Advances in microelectronic lithography have been made possible with high sensitivity resists. The approach has reached certain inherent limits. Polymers sensitive to radiation are also susceptible to thermal and plasma degradations. The latter properties are needed, among other things, for baking and dry etching processes in the manufacturing of the LSIC devices. Furthermore, as the separation between circuit elements decreases, electrical shorting can occur in the presence of moisture and sodium ions. This occurrence can be reduced by coating the LSIC device with a passivating film. As the passage of current generates a lot of heat, the passivating polymer film must possess high thermal stability. These divergent properties have not heretofore been found in any single polymer. Thus, as radiation sensitive polymers having low thermal stability have been employed as resists, thermally stable polymers such as conventional polyimides have been proposed to passivate the LSIC device. The present inventor has found, as later discussed, that certain new families of polymers can be rendered radiation sensitive in the sense of lithographic resists-yet, these materials are stable thermally at temperatures up to and above 400.degree. C. and to plasma etching.

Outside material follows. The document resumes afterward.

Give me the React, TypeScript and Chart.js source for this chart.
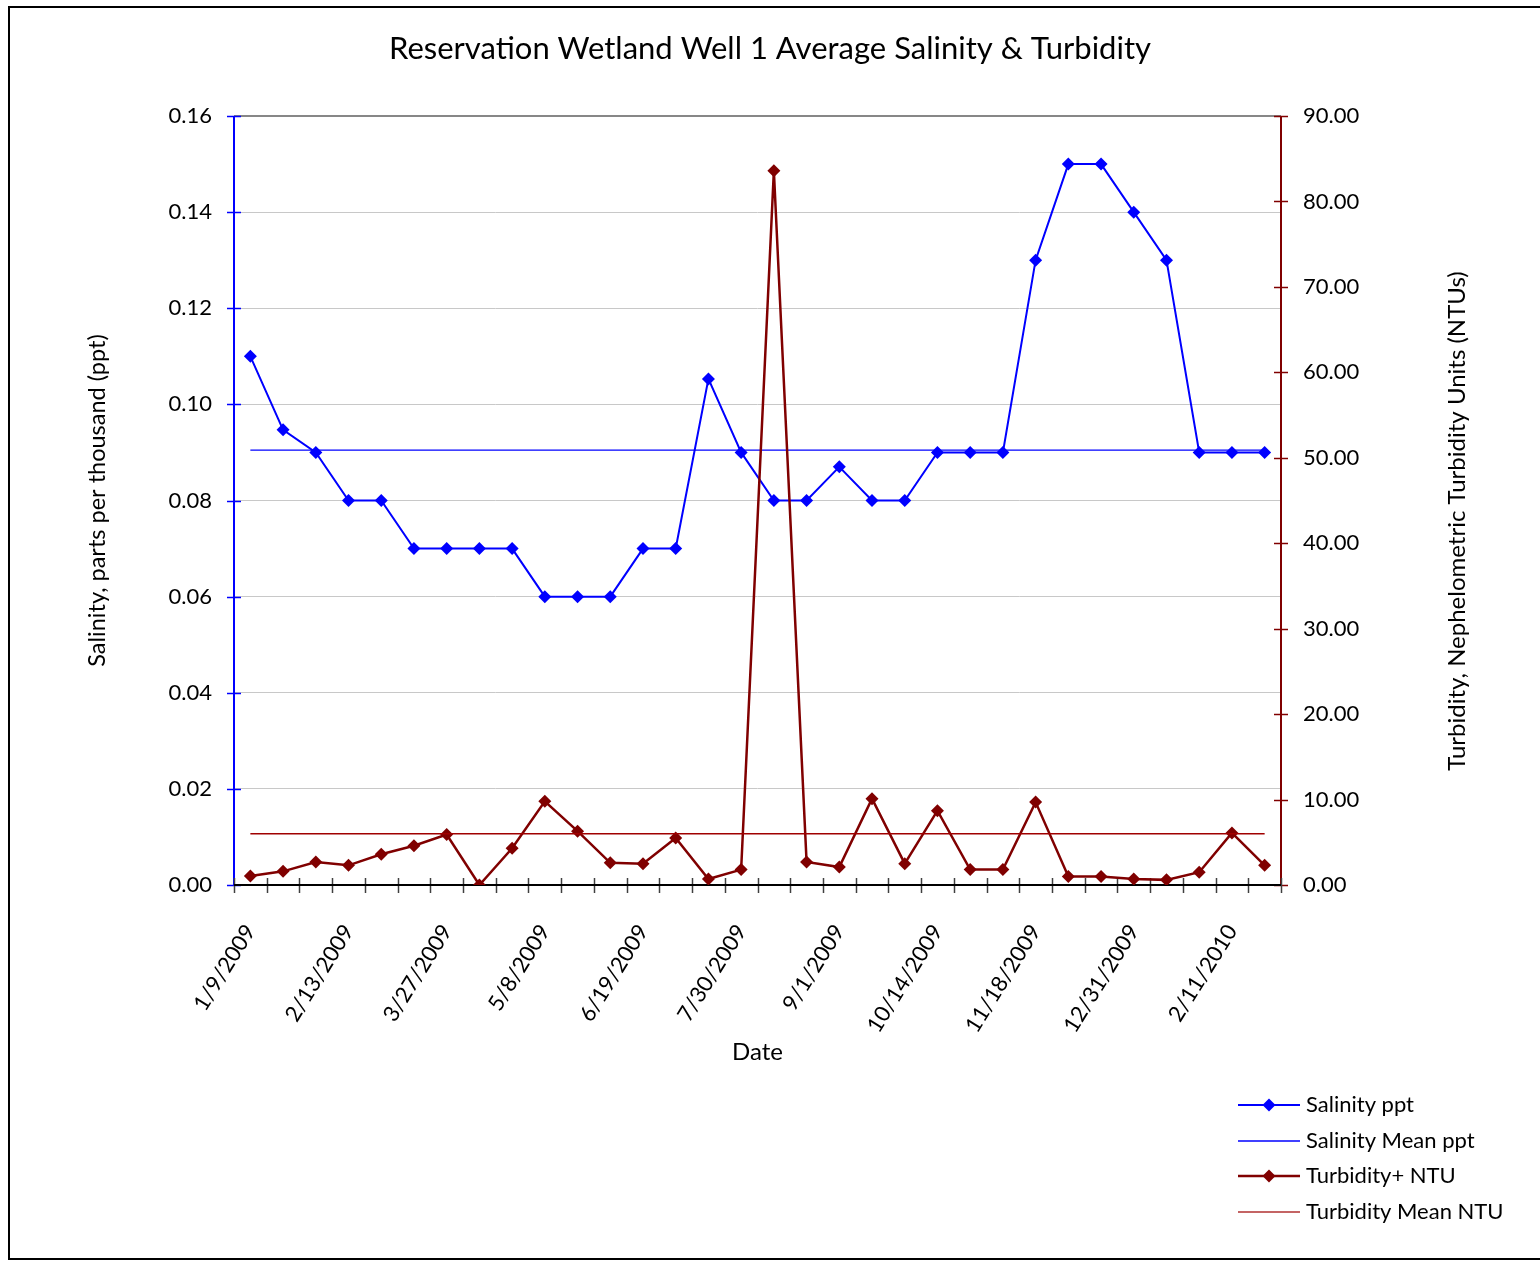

There have been numerous polymeric substances used in resist lithographic applications. They can, as noted above, act in the positive or negative mode depending upon the type of images formed. Some are operative only with light which includes visible and ultraviolet and will be referred to as photoresist, while others are operative with high energy radiations such as X-ray, electron and .gamma.-ray which are commonly referred to as E-beam resists.
Existing resist materials suffer from any one or several disadvantages: (a) low T.sub.g (glass transistion temperature) limiting prebaking and postbaking conditions; (b) weak mechanical strength or adhesion to resists leading to the formation of line or pin-hole defects; (c) degradation by plasma in the process of dry etching. The resists of this invention usually do not exhibit glass transitions even at the very high decomposition temperatures. The resists of this invention are soluble in common organic solvents for spin coating to form micron thick films, but they can form thicker films of, say, forty or more microns. The films thus formed are mechanically strong and adhere strongly to a substrate. The novel resist polymers of this invention have been shown to be unusually stable in the environment of plasma typically employed for dry etching to remove the metal oxides surface layer of a substrate.
Heteroatom ring polymers (HRP) are characterized by excellent mechanical strength and chemical stabilities. Even though HRP structures are not easily soluble, they have been considered as a passivating layer for LSIC. But the chemical inertness of the HRP structures renders HRP unsuited, up to now, for resist applications. One would not look at these stable structures for resist applications, which require chemical transformations in the presence of radiation. It is worthy of mentioning that Scrinivasan was able to abrade polyimide with a high-intensity laser beam at an intensity level that can also affect steel. (Lecture by R. Scrinivasan, presented at the International Conference on Polymer Degradation and Stabilization, Manchester, England, 1986.)
The novel concept of this invention is to incorporate an X moiety between aromatic rings, the said moiety being radiation sensitive, which disrupts the colinear and coplanar characteristics of successive aromatic rings, yet is highly thermal stable.
The invention is described herein mostly in the context of resists but it has uses, as above noted, in a passivating function and, in addition, by adding conductive powders thereto (e.g., gold or silver flakes), can be utilized for conductive device bonding, especially in cerdip packages in the integrated circuit field of technology. Heat transfer characteristics can be enhanced by the adding of ceramic materials and the like such as aluminum and berrillium oxides. In all these environments, viscosity is a factor for it affects the thickness of polymer deposition which may be one to several microns for a resist and up to forty or more microns for passivation of memory devices. The present polymers can be employed in the several environments, including device bonding, all of which require heat-stable characteristics (that is, greater than 400.degree. C. and, more importantly, about and above 450.degree. C.). Further, whereas resists for semiconductor fabrication are emphasized herein, the polymeric materials herein disclosed can be used in other lithographic applications.